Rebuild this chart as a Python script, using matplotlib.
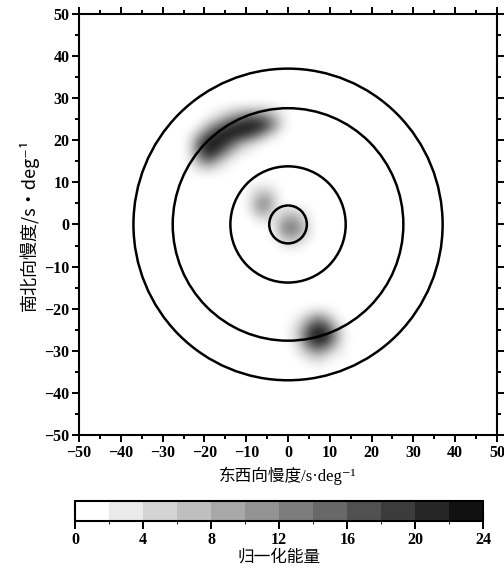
import numpy as np
import matplotlib
matplotlib.use("Agg")
import matplotlib.pyplot as plt
from matplotlib.colors import LinearSegmentedColormap, ListedColormap, BoundaryNorm
from matplotlib.patches import Circle
from matplotlib.ticker import MultipleLocator

plt.rcParams['font.family'] = ['Liberation Serif', 'Noto Sans CJK SC', 'DejaVu Serif']
plt.rcParams['axes.unicode_minus'] = True

# normalised energy, 2 s/deg cells, rows listed top -> bottom
# cluster A: x -24..0, y 12..28
energy_a = [
    [0, 0, 0, 1, 2, 4, 5, 6, 6, 5, 3, 1],
    [0, 0, 2, 5, 9, 13, 16, 18, 17, 14, 8, 2],
    [0, 3, 9, 15, 19, 22, 23, 23, 22, 17, 9, 2],
    [3, 10, 18, 22, 23, 22, 20, 17, 12, 6, 2, 0],
    [5, 17, 23, 23, 20, 14, 8, 4, 2, 0, 0, 0],
    [5, 16, 22, 19, 12, 6, 2, 1, 0, 0, 0, 0],
    [3, 10, 14, 9, 4, 1, 0, 0, 0, 0, 0, 0],
    [1, 3, 4, 2, 1, 0, 0, 0, 0, 0, 0, 0],
]
# cluster B: x -10..-2, y 0..10
energy_b = [
    [1, 2, 2, 1],
    [2, 6, 7, 3],
    [3, 10, 11, 4],
    [2, 8, 8, 3],
    [0, 2, 3, 1],
]
# cluster C: x -4..6, y -6..4
energy_c = [
    [2, 4, 5, 3, 1],
    [3, 8, 10, 7, 2],
    [3, 12, 13, 10, 3],
    [2, 7, 9, 6, 2],
    [0, 2, 3, 2, 0],
]
# cluster D: x 0..14, y -34..-20
energy_d = [
    [0, 1, 3, 5, 4, 1, 0],
    [1, 4, 10, 15, 12, 5, 1],
    [2, 7, 17, 22, 20, 11, 3],
    [2, 8, 19, 23, 22, 13, 3],
    [1, 5, 12, 17, 14, 7, 2],
    [0, 2, 5, 7, 5, 2, 1],
    [0, 0, 1, 2, 1, 0, 0],
]
# lower-left corners (x, y) of each block
clusters = [(energy_a, -24, 12), (energy_b, -10, 0), (energy_c, -4, -6), (energy_d, 0, -34)]

circle_radii = [4.5, 13.8, 27.6, 37.0]
cbar_ticks = [0, 4, 8, 12, 16, 20, 24]

grid = np.zeros((50, 50))
for block, x0, y0 in clusters:
    b = np.flipud(np.array(block, dtype=float))
    i = (y0 + 50) // 2
    j = (x0 + 50) // 2
    grid[i:i + b.shape[0], j:j + b.shape[1]] = b

cmap = LinearSegmentedColormap.from_list('gw', ['#ffffff', '#111111'])
cmap.set_under('white')
levels = np.arange(0, 26, 2)
cmap_disc = ListedColormap([cmap(k / 11) for k in range(12)])

fig = plt.figure(figsize=(5.04, 5.73), dpi=100)
ax = fig.add_axes([0.157, 0.2408, 0.829, 0.735])
cax = fig.add_axes([0.149, 0.0908, 0.81, 0.035])

ax.imshow(grid, origin='lower', extent=[-50, 50, -50, 50], cmap=cmap,
          vmin=0, vmax=24, interpolation='bicubic', aspect='auto')

for r in circle_radii:
    ax.add_patch(Circle((0, 0), r, fill=False, ec='black', lw=1.8, zorder=3))

ax.set_xlim(-50, 50)
ax.set_ylim(-50, 50)
ax.xaxis.set_major_locator(MultipleLocator(10))
ax.yaxis.set_major_locator(MultipleLocator(10))
ax.xaxis.set_minor_locator(MultipleLocator(5))
ax.yaxis.set_minor_locator(MultipleLocator(5))
ax.tick_params(which='both', direction='out', top=True, right=True, width=1.4,
               labelsize=11.5, pad=2)
ax.tick_params(which='major', length=5)
ax.tick_params(which='minor', length=3)
for lab in ax.get_xticklabels() + ax.get_yticklabels():
    lab.set_fontweight('bold')
for s in ax.spines.values():
    s.set_linewidth(1.5)

ax.set_xlabel('东西向慢度/s·deg⁻¹', fontsize=12, labelpad=4, fontweight='medium')
ax.set_ylabel('南北向慢度/s·deg⁻¹', fontsize=13, labelpad=4,
              family=['Noto Sans CJK SC', 'DejaVu Sans'])

sm = plt.cm.ScalarMappable(norm=BoundaryNorm(levels, 12), cmap=cmap_disc)
cb = fig.colorbar(sm, cax=cax, orientation='horizontal', ticks=cbar_ticks)
cb.outline.set_linewidth(1.5)
cax.tick_params(direction='out', length=6, width=1.4, labelsize=11.5, pad=2)
for lab in cax.get_xticklabels():
    lab.set_fontweight('bold')
cb.set_label('归一化能量', fontsize=12, labelpad=1)

fig.savefig('out.png', dpi=100)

****************

◆ **Your instructions**
Retype the data above exactly; pictures are not part of the copy.

◆ **Written answer**
Rebuild this chart as a Python script, using matplotlib.
import numpy as np
import matplotlib
matplotlib.use("Agg")
import matplotlib.pyplot as plt
from matplotlib.colors import LinearSegmentedColormap, ListedColormap, BoundaryNorm
from matplotlib.patches import Circle
from matplotlib.ticker import MultipleLocator

plt.rcParams['font.family'] = ['Liberation Serif', 'Noto Sans CJK SC', 'DejaVu Serif']
plt.rcParams['axes.unicode_minus'] = True

# normalised energy, 2 s/deg cells, rows listed top -> bottom
# cluster A: x -24..0, y 12..28
energy_a = [
    [0, 0, 0, 1, 2, 4, 5, 6, 6, 5, 3, 1],
    [0, 0, 2, 5, 9, 13, 16, 18, 17, 14, 8, 2],
    [0, 3, 9, 15, 19, 22, 23, 23, 22, 17, 9, 2],
    [3, 10, 18, 22, 23, 22, 20, 17, 12, 6, 2, 0],
    [5, 17, 23, 23, 20, 14, 8, 4, 2, 0, 0, 0],
    [5, 16, 22, 19, 12, 6, 2, 1, 0, 0, 0, 0],
    [3, 10, 14, 9, 4, 1, 0, 0, 0, 0, 0, 0],
    [1, 3, 4, 2, 1, 0, 0, 0, 0, 0, 0, 0],
]
# cluster B: x -10..-2, y 0..10
energy_b = [
    [1, 2, 2, 1],
    [2, 6, 7, 3],
    [3, 10, 11, 4],
    [2, 8, 8, 3],
    [0, 2, 3, 1],
]
# cluster C: x -4..6, y -6..4
energy_c = [
    [2, 4, 5, 3, 1],
    [3, 8, 10, 7, 2],
    [3, 12, 13, 10, 3],
    [2, 7, 9, 6, 2],
    [0, 2, 3, 2, 0],
]
# cluster D: x 0..14, y -34..-20
energy_d = [
    [0, 1, 3, 5, 4, 1, 0],
    [1, 4, 10, 15, 12, 5, 1],
    [2, 7, 17, 22, 20, 11, 3],
    [2, 8, 19, 23, 22, 13, 3],
    [1, 5, 12, 17, 14, 7, 2],
    [0, 2, 5, 7, 5, 2, 1],
    [0, 0, 1, 2, 1, 0, 0],
]
# lower-left corners (x, y) of each block
clusters = [(energy_a, -24, 12), (energy_b, -10, 0), (energy_c, -4, -6), (energy_d, 0, -34)]

circle_radii = [4.5, 13.8, 27.6, 37.0]
cbar_ticks = [0, 4, 8, 12, 16, 20, 24]

grid = np.zeros((50, 50))
for block, x0, y0 in clusters:
    b = np.flipud(np.array(block, dtype=float))
    i = (y0 + 50) // 2
    j = (x0 + 50) // 2
    grid[i:i + b.shape[0], j:j + b.shape[1]] = b

cmap = LinearSegmentedColormap.from_list('gw', ['#ffffff', '#111111'])
cmap.set_under('white')
levels = np.arange(0, 26, 2)
cmap_disc = ListedColormap([cmap(k / 11) for k in range(12)])

fig = plt.figure(figsize=(5.04, 5.73), dpi=100)
ax = fig.add_axes([0.157, 0.2408, 0.829, 0.735])
cax = fig.add_axes([0.149, 0.0908, 0.81, 0.035])

ax.imshow(grid, origin='lower', extent=[-50, 50, -50, 50], cmap=cmap,
          vmin=0, vmax=24, interpolation='bicubic', aspect='auto')

for r in circle_radii:
    ax.add_patch(Circle((0, 0), r, fill=False, ec='black', lw=1.8, zorder=3))

ax.set_xlim(-50, 50)
ax.set_ylim(-50, 50)
ax.xaxis.set_major_locator(MultipleLocator(10))
ax.yaxis.set_major_locator(MultipleLocator(10))
ax.xaxis.set_minor_locator(MultipleLocator(5))
ax.yaxis.set_minor_locator(MultipleLocator(5))
ax.tick_params(which='both', direction='out', top=True, right=True, width=1.4,
               labelsize=11.5, pad=2)
ax.tick_params(which='major', length=5)
ax.tick_params(which='minor', length=3)
for lab in ax.get_xticklabels() + ax.get_yticklabels():
    lab.set_fontweight('bold')
for s in ax.spines.values():
    s.set_linewidth(1.5)

ax.set_xlabel('东西向慢度/s·deg⁻¹', fontsize=12, labelpad=4, fontweight='medium')
ax.set_ylabel('南北向慢度/s·deg⁻¹', fontsize=13, labelpad=4,
              family=['Noto Sans CJK SC', 'DejaVu Sans'])

sm = plt.cm.ScalarMappable(norm=BoundaryNorm(levels, 12), cmap=cmap_disc)
cb = fig.colorbar(sm, cax=cax, orientation='horizontal', ticks=cbar_ticks)
cb.outline.set_linewidth(1.5)
cax.tick_params(direction='out', length=6, width=1.4, labelsize=11.5, pad=2)
for lab in cax.get_xticklabels():
    lab.set_fontweight('bold')
cb.set_label('归一化能量', fontsize=12, labelpad=1)

fig.savefig('out.png', dpi=100)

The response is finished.